WHAT IS ASKED:
Extract, in full, the lines below, beginning at the first and ending with the line that contains "const yTicks = [0, 25, 50, 75, 100];". Pictures do not belong in the copy.

DATASET SECTION:
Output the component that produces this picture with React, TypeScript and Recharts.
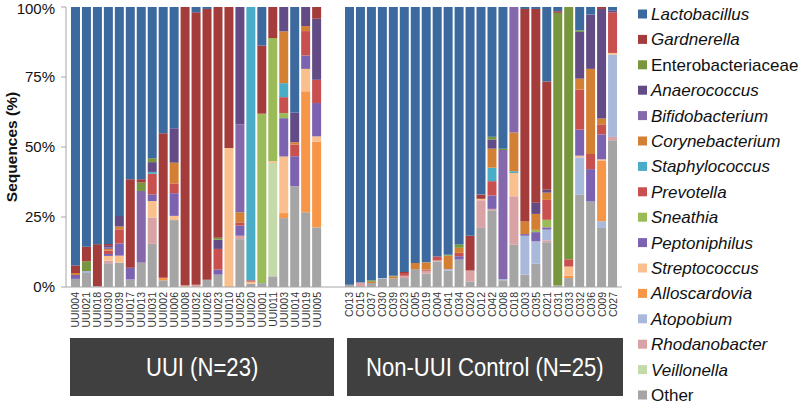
import React from 'react';
import { BarChart, Bar, XAxis, YAxis } from 'recharts';

// ---- categories ----
const uuiSamples = ['UUI004','UUI021','UUI018','UUI030','UUI039','UUI017','UUI013','UUI031','UUI002','UUI006','UUI008','UUI032','UUI026','UUI023','UUI010','UUI025','UUI020','UUI001','UUI011','UUI003','UUI014','UUI019','UUI005'];
const controlSamples = ['C013','C015','C037','C030','C039','C023','C005','C019','C004','C041','C034','C020','C012','C042','C008','C018','C003','C035','C021','C031','C033','C032','C036','C009','C027'];
const groupLabels = ['UUI (N=23)', 'Non-UUI Control (N=25)'];
const yTicks = [0, 25, 50, 75, 100];

// ---- series values (%): 23 UUI samples, then 25 control samples ----
const lactobacillus = [
  92.3,85.6,84.7,84.6,74.6,61.5,61.5,54.0,45.1,43.3,0,1.9,0.7,0,0,0,0,13.8,0,0,37.8,0,0,
  99.2,98.4,97.6,96.8,96.0,94.6,91.4,91.2,89.1,88.5,84.8,81.7,67.0,46.3,50.6,0,0.7,0.7,26.6,1.5,0,8.4,2.7,0,1.2];
const gardnerella = [
  2.7,5.2,15.0,0.7,0,31.6,1.2,0,51.6,0,99.5,97.3,96.7,82.4,50.4,0,0,24.3,11.1,0,0,0,4.2,
  0,0,0,0,0,0.4,0,0,0,0,0,12.4,1.5,0,0,0,75.9,69.2,38.7,0.6,0,0,0,0.7,0];
const enterobacteriaceae = [
  0,3.5,0,0,0,0,3.0,1.4,0,0,0,0,0,0.7,0,0,0,0,0,0,0,0,0,
  0,0,0.5,0,0.2,0,0,0,0,0.3,1.2,0,0,1.0,0.5,0,0,0,0,97.4,90.1,0.5,0,0,0];
const anaerococcus = [
  0,0,0,0.6,3.8,0,0,3.5,0,12.3,0,0,0,3.3,0,42.0,0,0,0,8.7,10.5,6.8,21.8,
  0,0,0,0,0,0,0,0,0,0,0,0,0,3.3,0,0,0,4.0,1.0,0,0,16.7,19.4,39.1,0.7];
const bifidobacterium = [
  0,0,0,0.5,0,0,25.6,0,0,0,0,0,0,0,0,31.3,0,0,0,0,0,0,0,
  0,0,0,0,0,0,0,0,0,0,0,0,0,0,46.0,44.8,0,0,0,0,0,0,0,0,0];
const corynebacterium = [
  0.7,0,0,0.6,1.0,0,0,0,0,7.4,0,0,0,0,0,3.6,0,0,0,18.5,0.8,1.8,0,
  0,0,0.5,0,0.7,0,2.2,2.6,0,4.8,1.8,0,0,6.8,0,13.9,4.5,5.7,2.6,0,0,3.9,30.4,2.1,0];
const staphylococcus = [
  0,0,0,0,0,0,0,0.7,0,0,0,0,0,0,0,0,97.6,0,0,5.0,0,0,0,
  0,0,0,0,0,0,0,0,0,0,0,0,0,4.8,0,0.6,0,0,0,0,0,0,0,0,0];
const prevotella = [
  0,0,0,1.2,5.0,0,0,7.3,0,3.5,0,0,0,7.4,0,1.2,0.5,0,0,5.7,4.2,8.7,8.3,
  0,0,0,0,0,1.0,0,0.4,1.4,0,1.2,0,0,5.1,0,0,0,0,7.1,0,2.6,14.3,5.4,3.6,14.5];
const sneathia = [
  0,0,0,0,0,0,0,0,0,0,0,0,0,0,0,0,0,60.5,44.0,1.8,0,0,0,
  0,0,0,0,0,0,0,0,0,0,0,0,0,0,0,0,0,0.8,2.7,0,0,0,0,0,0];
const peptoniphilus = [
  1.4,0,0,0.7,4.4,4.2,0,2.4,0,8.1,0,0,0,1.8,0,3.6,0,0,0,13.7,10.7,4.8,11.9,
  0,0,0,0,0,0,0,0,0,0,1.2,0,0,4.8,0,0,0.6,3.3,0.8,0,0,9.3,11.5,8.9,0];
const streptococcus = [
  0,0,0,1.7,2.5,0,0,5.9,0,1.5,0.5,0,0,0,49.6,0,0.7,0,0.6,20.2,0,8.0,1.8,
  0,0,0,0,0,0,0,0,0,0,0,0,0.5,0,0,8.3,0,0,0,0,3.3,0.6,0,0.4,0.6];
const alloscardovia = [
  0,0,0,0,0,0,0,0,0.9,0,0,0,0,0,0,0,0,0,0,1.8,0,43.2,30.7,
  0,0,0,0,0,0,0,0,0,0,0,0,0,0,0,0,0,0,0,0,0.8,0,0,21.7,0];
const atopobium = [
  0,0.7,0,0,0,0,0,0,0,0,0,0,0,0,0,0,0,0,0,0,0,0,0,
  0,0,0,0.3,0,0,0,0,0,0.5,0,0,0,0,0.5,0,13.9,8.0,3.8,0,0,13.3,0,2.4,29.4];
const rhodanobacter = [
  0,0,0,0.9,0,0,0,9.4,0,0,0,0.8,0,0,0,1.2,0,0,0,0,0,0,0,
  0,1.3,0,0,0,0.8,0,1.0,0.4,0,0,3.9,9.9,0.5,0,17.3,0,0,0.7,0,0,0,0,0,1.2];
const veillonella = [
  0,0,0,0,0,0,0,0,0,0,0,0,0,0,0,0,0,0,40.5,0,0,0,0,
  0,0,0,0,0,0,0,0,0,0,0,0,0,0,0,0,0,0,0,0,0,0,0,0,0];
const other = [
  2.9,5.0,0.3,8.5,8.7,2.7,8.7,15.4,2.4,23.9,0,0,2.6,4.4,0,17.1,1.2,1.4,3.8,24.6,36.0,26.7,21.3,
  0.8,0.3,1.4,2.9,3.1,3.2,6.4,4.8,9.1,5.9,9.8,2.0,21.1,27.4,2.4,15.1,4.4,8.3,16.0,0.5,3.2,33.0,30.6,21.1,52.4];

// legend order (top to bottom); stacking is the reverse
const taxa = [
  { key: 'lactobacillus', label: 'Lactobacillus', italic: true, color: '#3D6A9E', values: lactobacillus },
  { key: 'gardnerella', label: 'Gardnerella', italic: true, color: '#A53C3C', values: gardnerella },
  { key: 'enterobacteriaceae', label: 'Enterobacteriaceae', italic: false, color: '#77963D', values: enterobacteriaceae },
  { key: 'anaerococcus', label: 'Anaerococcus', italic: true, color: '#634C85', values: anaerococcus },
  { key: 'bifidobacterium', label: 'Bifidobacterium', italic: true, color: '#8567AC', values: bifidobacterium },
  { key: 'corynebacterium', label: 'Corynebacterium', italic: true, color: '#D48034', values: corynebacterium },
  { key: 'staphylococcus', label: 'Staphylococcus', italic: true, color: '#4AACC7', values: staphylococcus },
  { key: 'prevotella', label: 'Prevotella', italic: true, color: '#C8504F', values: prevotella },
  { key: 'sneathia', label: 'Sneathia', italic: true, color: '#9BBB59', values: sneathia },
  { key: 'peptoniphilus', label: 'Peptoniphilus', italic: true, color: '#7C63B2', values: peptoniphilus },
  { key: 'streptococcus', label: 'Streptococcus', italic: true, color: '#F9C08E', values: streptococcus },
  { key: 'alloscardovia', label: 'Alloscardovia', italic: true, color: '#F79646', values: alloscardovia },
  { key: 'atopobium', label: 'Atopobium', italic: true, color: '#A8B9DB', values: atopobium },
  { key: 'rhodanobacter', label: 'Rhodanobacter', italic: true, color: '#D9A3A5', values: rhodanobacter },
  { key: 'veillonella', label: 'Veillonella', italic: true, color: '#C5DAA9', values: veillonella },
  { key: 'other', label: 'Other', italic: false, color: '#A5A5A5', values: other },
];

const valueNames = [...uuiSamples, ...controlSamples];
const categories = [...uuiSamples, 'gap-1', 'gap-2', ...controlSamples];
const data = categories.map((name) => {
  const row: Record<string, any> = { name };
  const k = valueNames.indexOf(name);
  if (k >= 0) taxa.forEach((t) => { row[t.key] = t.values[k]; });
  return row;
});

const FONT = '"Liberation Sans", Arial, sans-serif';

const SampleTick = (props: any) => {
  const { x, y, payload } = props;
  if (String(payload.value).startsWith('gap')) return <g />;
  return (
    <text
      transform={`translate(${x + 4},${y}) rotate(-90)`}
      textAnchor="end"
      fontSize={10.5}
      fontFamily={FONT}
      fill="#333"
    >
      {payload.value}
    </text>
  );
};

const PctTick = (props: any) => {
  const { x, y, payload } = props;
  return (
    <text x={x} y={y + 5} textAnchor="end" fontSize={15} fontFamily={FONT} fill="#111">
      {`${payload.value}%`}
    </text>
  );
};

export default function App() {
  const stackOrder = [...taxa].reverse();
  return (
    <div style={{ position: 'fixed', left: 0, top: 0, width: 799, height: 405, background: '#fff', overflow: 'hidden' }}>
      <BarChart
        width={799}
        height={405}
        data={data}
        margin={{ top: 7, right: 177, bottom: 0, left: 0 }}
        barCategoryGap={1}
      >
        <XAxis
          dataKey="name"
          interval={0}
          tickLine={false}
          tickSize={0}
          tickMargin={5}
          height={118}
          padding={{ left: 4, right: 4 }}
          axisLine={{ stroke: '#A6A6A6' }}
          tick={<SampleTick />}
        />
        <YAxis
          width={66}
          domain={[0, 100]}
          ticks={yTicks}
          allowDataOverflow
          tickSize={5}
          tickMargin={6}
          axisLine={{ stroke: '#A6A6A6' }}
          tickLine={{ stroke: '#A6A6A6' }}
          tick={<PctTick />}
        />
        {stackOrder.map((t) => (
          <Bar key={t.key} dataKey={t.key} stackId="a" fill={t.color} isAnimationActive={false} />
        ))}
      </BarChart>

      <svg width={799} height={405} style={{ position: 'absolute', left: 0, top: 0, pointerEvents: 'none' }}>
        <text
          transform="translate(17,147) rotate(-90)"
          textAnchor="middle"
          fontSize={15.5}
          fontWeight="bold"
          fontFamily={FONT}
          fill="#111"
        >
          Sequences (%)
        </text>
        {taxa.map((t, i) => {
          const cy = 14 + i * 25.4;
          return (
            <g key={t.key}>
              <rect x={638} y={cy - 4.5} width={9} height={9} fill={t.color} />
              <text
                x={651}
                y={cy + 6}
                fontSize={17}
                fontStyle={t.italic ? 'italic' : 'normal'}
                fontFamily={FONT}
                fill="#111"
              >
                {t.label}
              </text>
            </g>
          );
        })}
      </svg>

      {[{ left: 70, width: 264 }, { left: 347, width: 276 }].map((b, i) => (
        <div
          key={i}
          style={{
            position: 'absolute',
            left: b.left,
            top: 338,
            width: b.width,
            height: 58,
            background: '#404040',
            display: 'flex',
            alignItems: 'center',
            justifyContent: 'center',
            color: '#fff',
            fontFamily: FONT,
            fontSize: 26,
            whiteSpace: 'nowrap',
          }}
        >
          <span style={{ display: 'inline-block', transform: 'scaleX(0.85)' }}>{groupLabels[i]}</span>
        </div>
      ))}
    </div>
  );
}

SOLUTION FOR THIS TASK:
Output the component that produces this picture with React, TypeScript and Recharts.
import React from 'react';
import { BarChart, Bar, XAxis, YAxis } from 'recharts';

// ---- categories ----
const uuiSamples = ['UUI004','UUI021','UUI018','UUI030','UUI039','UUI017','UUI013','UUI031','UUI002','UUI006','UUI008','UUI032','UUI026','UUI023','UUI010','UUI025','UUI020','UUI001','UUI011','UUI003','UUI014','UUI019','UUI005'];
const controlSamples = ['C013','C015','C037','C030','C039','C023','C005','C019','C004','C041','C034','C020','C012','C042','C008','C018','C003','C035','C021','C031','C033','C032','C036','C009','C027'];
const groupLabels = ['UUI (N=23)', 'Non-UUI Control (N=25)'];
const yTicks = [0, 25, 50, 75, 100];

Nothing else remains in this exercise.